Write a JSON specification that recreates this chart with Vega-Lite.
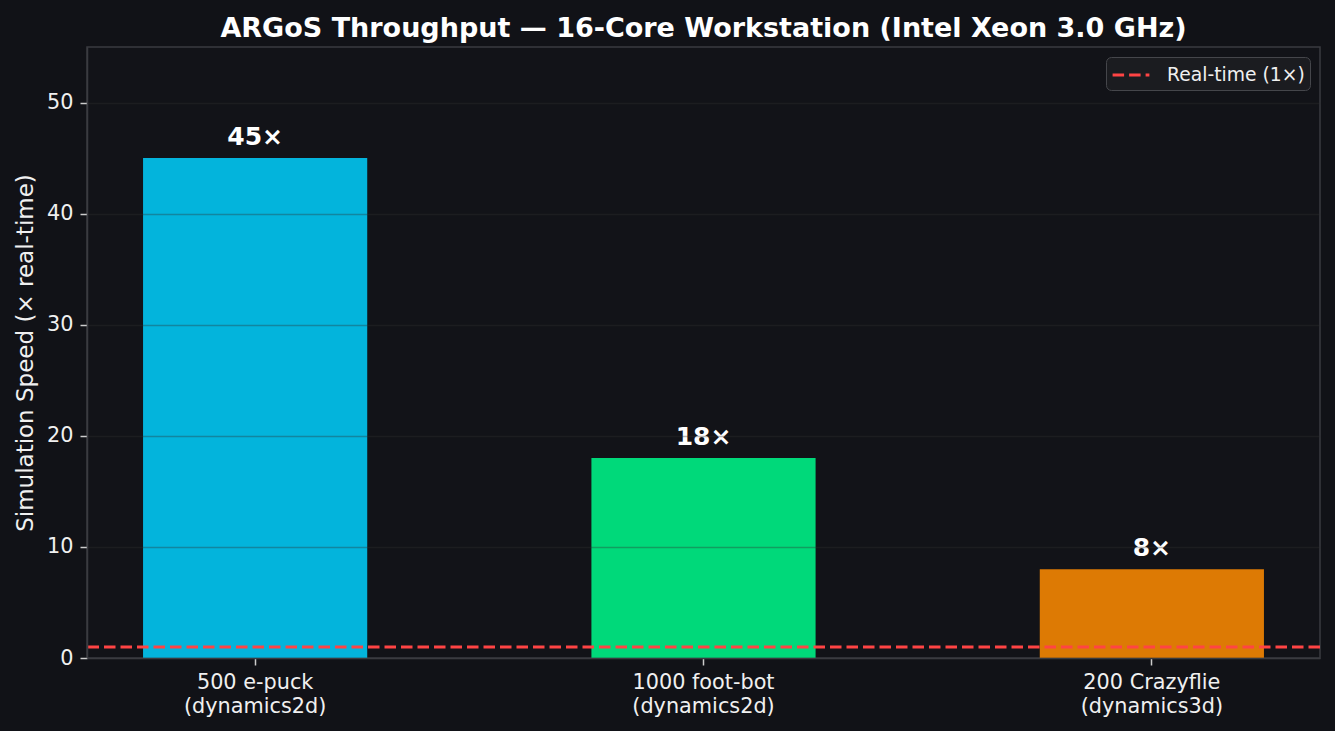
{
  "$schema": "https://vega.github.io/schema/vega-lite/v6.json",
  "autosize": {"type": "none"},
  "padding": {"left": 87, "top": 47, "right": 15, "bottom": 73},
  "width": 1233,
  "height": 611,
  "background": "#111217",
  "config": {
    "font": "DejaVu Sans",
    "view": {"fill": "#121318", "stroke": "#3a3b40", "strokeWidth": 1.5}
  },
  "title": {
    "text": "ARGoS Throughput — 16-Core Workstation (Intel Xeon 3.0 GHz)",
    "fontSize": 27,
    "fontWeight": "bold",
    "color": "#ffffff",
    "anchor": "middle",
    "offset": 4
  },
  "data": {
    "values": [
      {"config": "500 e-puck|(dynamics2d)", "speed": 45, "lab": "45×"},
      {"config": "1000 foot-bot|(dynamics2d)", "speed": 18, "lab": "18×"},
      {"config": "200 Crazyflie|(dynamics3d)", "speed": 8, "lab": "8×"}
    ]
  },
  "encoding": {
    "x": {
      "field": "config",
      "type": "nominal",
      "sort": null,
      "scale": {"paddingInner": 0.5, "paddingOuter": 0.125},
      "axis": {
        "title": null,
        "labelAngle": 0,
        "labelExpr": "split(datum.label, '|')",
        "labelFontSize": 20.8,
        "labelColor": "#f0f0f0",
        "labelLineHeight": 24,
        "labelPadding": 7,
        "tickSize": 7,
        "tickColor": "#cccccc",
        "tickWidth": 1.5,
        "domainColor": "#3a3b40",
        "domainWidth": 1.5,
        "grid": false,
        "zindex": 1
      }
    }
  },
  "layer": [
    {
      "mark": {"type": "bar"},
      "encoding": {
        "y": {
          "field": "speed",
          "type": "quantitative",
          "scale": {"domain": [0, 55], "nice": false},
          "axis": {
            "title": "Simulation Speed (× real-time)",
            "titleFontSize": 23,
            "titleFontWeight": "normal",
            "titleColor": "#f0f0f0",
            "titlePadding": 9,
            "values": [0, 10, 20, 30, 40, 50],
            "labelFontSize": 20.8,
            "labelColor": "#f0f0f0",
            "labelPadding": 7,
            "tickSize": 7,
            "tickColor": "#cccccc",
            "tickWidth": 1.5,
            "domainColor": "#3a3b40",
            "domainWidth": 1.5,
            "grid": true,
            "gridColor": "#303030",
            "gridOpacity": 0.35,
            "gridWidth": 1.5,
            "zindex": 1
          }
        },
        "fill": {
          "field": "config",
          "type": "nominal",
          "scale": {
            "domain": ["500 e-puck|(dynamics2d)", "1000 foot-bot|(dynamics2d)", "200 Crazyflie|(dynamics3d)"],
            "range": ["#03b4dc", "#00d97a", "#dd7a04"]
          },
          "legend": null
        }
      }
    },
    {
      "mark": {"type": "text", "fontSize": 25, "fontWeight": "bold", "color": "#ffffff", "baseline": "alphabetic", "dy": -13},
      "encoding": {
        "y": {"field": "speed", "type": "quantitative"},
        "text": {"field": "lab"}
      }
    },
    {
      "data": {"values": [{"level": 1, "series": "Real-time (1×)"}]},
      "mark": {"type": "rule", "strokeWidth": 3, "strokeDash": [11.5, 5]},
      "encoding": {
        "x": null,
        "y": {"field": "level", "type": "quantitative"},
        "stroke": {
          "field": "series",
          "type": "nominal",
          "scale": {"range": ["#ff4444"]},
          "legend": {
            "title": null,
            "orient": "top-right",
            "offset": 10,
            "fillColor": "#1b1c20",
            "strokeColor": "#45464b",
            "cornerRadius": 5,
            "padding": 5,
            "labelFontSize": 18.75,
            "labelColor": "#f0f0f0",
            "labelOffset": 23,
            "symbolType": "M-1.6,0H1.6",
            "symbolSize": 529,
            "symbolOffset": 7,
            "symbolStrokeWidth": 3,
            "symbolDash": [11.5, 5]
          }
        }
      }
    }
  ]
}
****************************************
SHORT EXERCISE.
Keep the pictures out of the copy and write out the data exactly as it stands.

RESPONSE BELOW.
Write a JSON specification that recreates this chart with Vega-Lite.
{
  "$schema": "https://vega.github.io/schema/vega-lite/v6.json",
  "autosize": {"type": "none"},
  "padding": {"left": 87, "top": 47, "right": 15, "bottom": 73},
  "width": 1233,
  "height": 611,
  "background": "#111217",
  "config": {
    "font": "DejaVu Sans",
    "view": {"fill": "#121318", "stroke": "#3a3b40", "strokeWidth": 1.5}
  },
  "title": {
    "text": "ARGoS Throughput — 16-Core Workstation (Intel Xeon 3.0 GHz)",
    "fontSize": 27,
    "fontWeight": "bold",
    "color": "#ffffff",
    "anchor": "middle",
    "offset": 4
  },
  "data": {
    "values": [
      {"config": "500 e-puck|(dynamics2d)", "speed": 45, "lab": "45×"},
      {"config": "1000 foot-bot|(dynamics2d)", "speed": 18, "lab": "18×"},
      {"config": "200 Crazyflie|(dynamics3d)", "speed": 8, "lab": "8×"}
    ]
  },
  "encoding": {
    "x": {
      "field": "config",
      "type": "nominal",
      "sort": null,
      "scale": {"paddingInner": 0.5, "paddingOuter": 0.125},
      "axis": {
        "title": null,
        "labelAngle": 0,
        "labelExpr": "split(datum.label, '|')",
        "labelFontSize": 20.8,
        "labelColor": "#f0f0f0",
        "labelLineHeight": 24,
        "labelPadding": 7,
        "tickSize": 7,
        "tickColor": "#cccccc",
        "tickWidth": 1.5,
        "domainColor": "#3a3b40",
        "domainWidth": 1.5,
        "grid": false,
        "zindex": 1
      }
    }
  },
  "layer": [
    {
      "mark": {"type": "bar"},
      "encoding": {
        "y": {
          "field": "speed",
          "type": "quantitative",
          "scale": {"domain": [0, 55], "nice": false},
          "axis": {
            "title": "Simulation Speed (× real-time)",
            "titleFontSize": 23,
            "titleFontWeight": "normal",
            "titleColor": "#f0f0f0",
            "titlePadding": 9,
            "values": [0, 10, 20, 30, 40, 50],
            "labelFontSize": 20.8,
            "labelColor": "#f0f0f0",
            "labelPadding": 7,
            "tickSize": 7,
            "tickColor": "#cccccc",
            "tickWidth": 1.5,
            "domainColor": "#3a3b40",
            "domainWidth": 1.5,
            "grid": true,
            "gridColor": "#303030",
            "gridOpacity": 0.35,
            "gridWidth": 1.5,
            "zindex": 1
          }
        },
        "fill": {
          "field": "config",
          "type": "nominal",
          "scale": {
            "domain": ["500 e-puck|(dynamics2d)", "1000 foot-bot|(dynamics2d)", "200 Crazyflie|(dynamics3d)"],
            "range": ["#03b4dc", "#00d97a", "#dd7a04"]
          },
          "legend": null
        }
      }
    },
    {
      "mark": {"type": "text", "fontSize": 25, "fontWeight": "bold", "color": "#ffffff", "baseline": "alphabetic", "dy": -13},
      "encoding": {
        "y": {"field": "speed", "type": "quantitative"},
        "text": {"field": "lab"}
      }
    },
    {
      "data": {"values": [{"level": 1, "series": "Real-time (1×)"}]},
      "mark": {"type": "rule", "strokeWidth": 3, "strokeDash": [11.5, 5]},
      "encoding": {
        "x": null,
        "y": {"field": "level", "type": "quantitative"},
        "stroke": {
          "field": "series",
          "type": "nominal",
          "scale": {"range": ["#ff4444"]},
          "legend": {
            "title": null,
            "orient": "top-right",
            "offset": 10,
            "fillColor": "#1b1c20",
            "strokeColor": "#45464b",
            "cornerRadius": 5,
            "padding": 5,
            "labelFontSize": 18.75,
            "labelColor": "#f0f0f0",
            "labelOffset": 23,
            "symbolType": "M-1.6,0H1.6",
            "symbolSize": 529,
            "symbolOffset": 7,
            "symbolStrokeWidth": 3,
            "symbolDash": [11.5, 5]
          }
        }
      }
    }
  ]
}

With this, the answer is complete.